Steven A. Barnes, Assistant Professor in the Department of History and Art History at Virginia's George Mason University is the researcher and the Book is The Gulag's Foundation in Kazakhstan.
Wisely, Barnes has moved his book into public think tanks, such as the Woodrow Wilson Center, so its contents won't become dusty on University book shelves. His revelations challenge accepted dogma, his research combats propaganda, and his history illuminates a black time. A closed record opens to more inspection.
Note: The following is this reporter's record of Steven Barnes' talk at the Woodrow Wilson Center for Scholars, Washington DC., May 19, 2011, Death and Redemption: The Shaping of the Gulag System and Soviet Society.
The camps were not conceived as producers of death. All types of prisoners, politically incorrect, socially unfit and criminally attached mixed in the same camps. The criminal elements developed their own sub-culture.
Barnes research shows 18 million prisoners passed through the GULag, with 5.2 million incarcerated at its peak. However, the camps weren't designed to kill or destroy; they were the last opportunity for the 'enemies of the state' to become rehabilitated.

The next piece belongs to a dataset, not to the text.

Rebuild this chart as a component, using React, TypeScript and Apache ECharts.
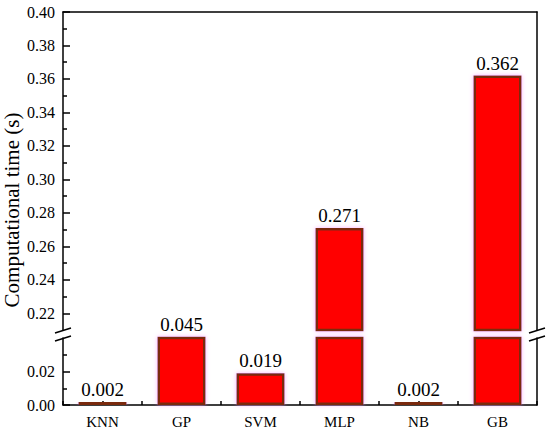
import { useEffect, useRef } from "react";
import * as echarts from "echarts";

const categories = ["KNN", "GP", "SVM", "MLP", "NB", "GB"];
const values = [0.002, 0.045, 0.019, 0.271, 0.002, 0.362];
const upperRange = [0.21, 0.4];
const lowerRange = [0, 0.04];
const upperMajorTicks = [0.22, 0.24, 0.26, 0.28, 0.3, 0.32, 0.34, 0.36, 0.38, 0.4];
const upperMinorTicks = [0.23, 0.25, 0.27, 0.29, 0.31, 0.33, 0.35, 0.37, 0.39];
const lowerMajorTicks = [0, 0.02];
const lowerMinorTicks = [0.01, 0.03];
const yTitle = "Computational time (s)";

const FONT = "Liberation Serif";
const LINE = { color: "#000", width: 1.5 };
const GRID_LEFT = 63;
const GRID_RIGHT = 13;
const UP_TOP = 12;
const UP_H = 318;
const LOW_TOP = 338;
const LOW_H = 67;

export default function App() {
  const ref = useRef<HTMLDivElement>(null);
  useEffect(() => {
    if (!ref.current) return;
    const chart = echarts.init(ref.current, undefined, { renderer: "svg" });
    const barStyle = {
      color: "#ff0000",
      borderColor: "#7a2a10",
      borderWidth: 2.5,
      shadowColor: "rgba(255,140,255,0.7)",
      shadowBlur: 4,
    };
    const labelStyle = {
      show: true,
      position: "top",
      distance: 3,
      color: "#000",
      fontFamily: FONT,
      fontSize: 19,
      formatter: (p: any) => values[p.dataIndex].toFixed(3),
    };
    const leftMain = (gridIndex: number, range: number[], ticks: number[]) => ({
      type: "value",
      gridIndex,
      position: "left",
      min: range[0],
      max: range[1],
      axisLine: { show: true, onZero: false, lineStyle: LINE },
      axisTick: { show: true, inside: true, length: 7, customValues: ticks, lineStyle: LINE },
      axisLabel: {
        customValues: ticks,
        formatter: (v: number) => v.toFixed(2),
        color: "#000",
        fontFamily: FONT,
        fontSize: 16,
        margin: 8,
      },
      splitLine: { show: false },
    });
    const leftMinor = (gridIndex: number, range: number[], ticks: number[]) => ({
      type: "value",
      gridIndex,
      position: "left",
      min: range[0],
      max: range[1],
      axisLine: { show: false },
      axisTick: { show: true, inside: true, length: 4, customValues: ticks, lineStyle: LINE },
      axisLabel: { show: false },
      splitLine: { show: false },
    });
    const rightLine = (gridIndex: number, range: number[]) => ({
      type: "value",
      gridIndex,
      position: "right",
      min: range[0],
      max: range[1],
      axisLine: { show: true, onZero: false, lineStyle: LINE },
      axisTick: { show: false },
      axisLabel: { show: false },
      splitLine: { show: false },
    });
    const breakLines = (x: number) => [
      { type: "line", shape: { x1: x - 8, y1: 333, x2: x + 8, y2: 328 }, style: { stroke: "#000", lineWidth: 1.5 } },
      { type: "line", shape: { x1: x - 8, y1: 341, x2: x + 8, y2: 336 }, style: { stroke: "#000", lineWidth: 1.5 } },
    ];
    const option: any = {
      animation: false,
      backgroundColor: "#fff",
      textStyle: { fontFamily: FONT },
      grid: [
        { left: GRID_LEFT, right: GRID_RIGHT, top: UP_TOP, height: UP_H },
        { left: GRID_LEFT, right: GRID_RIGHT, top: LOW_TOP, height: LOW_H },
      ],
      xAxis: [
        {
          type: "category",
          gridIndex: 0,
          data: categories,
          position: "top",
          axisLine: { show: true, onZero: false, lineStyle: LINE },
          axisTick: { show: false },
          axisLabel: { show: false },
        },
        {
          type: "category",
          gridIndex: 1,
          data: categories,
          position: "bottom",
          axisLine: { show: true, onZero: false, lineStyle: LINE },
          axisTick: { show: true, inside: true, length: 4, alignWithLabel: false, lineStyle: LINE },
          axisLabel: { color: "#000", fontFamily: FONT, fontSize: 15, margin: 9 },
        },
        {
          type: "category",
          gridIndex: 1,
          data: categories,
          position: "bottom",
          axisLine: { show: false, onZero: false },
          axisTick: { show: true, inside: true, length: 4, alignWithLabel: true, lineStyle: LINE },
          axisLabel: { show: false },
        },
      ],
      yAxis: [
        leftMain(0, upperRange, upperMajorTicks),
        leftMinor(0, upperRange, upperMinorTicks),
        rightLine(0, upperRange),
        leftMain(1, lowerRange, lowerMajorTicks),
        leftMinor(1, lowerRange, lowerMinorTicks),
        rightLine(1, lowerRange),
      ],
      series: [
        {
          type: "bar",
          xAxisIndex: 0,
          yAxisIndex: 0,
          barWidth: 48,
          clip: true,
          data: values.map((v) => (v > upperRange[0] ? v : "-")),
          itemStyle: barStyle,
          label: labelStyle,
        },
        {
          type: "bar",
          xAxisIndex: 1,
          yAxisIndex: 3,
          barWidth: 48,
          clip: true,
          data: values.map((v) => ({ value: v, label: { show: v <= upperRange[0] } })),
          itemStyle: barStyle,
          label: labelStyle,
        },
      ],
      graphic: [
        ...breakLines(GRID_LEFT),
        ...breakLines(550 - GRID_RIGHT),
        {
          type: "text",
          x: 12,
          y: 210,
          rotation: Math.PI / 2,
          style: {
            text: yTitle,
            fontFamily: FONT,
            fontSize: 21,
            fill: "#000",
            align: "center",
            verticalAlign: "middle",
          },
        },
      ],
    };
    chart.setOption(option);
    return () => chart.dispose();
  }, []);
  return (
    <div
      ref={ref}
      style={{ position: "fixed", left: 0, top: 0, width: 550, height: 433, background: "#fff" }}
    />
  );
}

About 20 percent of the prisoners returned home each year, with releases reaching 0.5 million in some years. Although high, the total of those who died is far below estimates; Barnes statistics show about 1.6 million died in the principal thirty years of camp existences. Rather than being just 'work to death' penal institutions, the camps had cultural activities, correction programs and their own economic organization. Prisoners shaped their own society.
The Soviets believed their society was moving the world to the end of history. Similar to the German dictum "Arbeit Macht Frei' (Work Makes Free), Soviet vision equated strong labor with ultimate freedom. The camps were one of many historical responses to the nation's conditions, to the need to industrialize a rural population, to destroy opposition which prevented the forward march, and to remove those who blocked the vision of struggle and suffering.
Meticulous files were actually kept on each prisoner and these files were periodically reviewed to ascertain who had repented and could be released. In effect, the prisoner guided his/her own destiny. Work would either reshape the individual or prove the individual's incapability to assume a proper place in society. Life is a battle against nature, and only those who cooperate and fight valiantly in the battle will survive.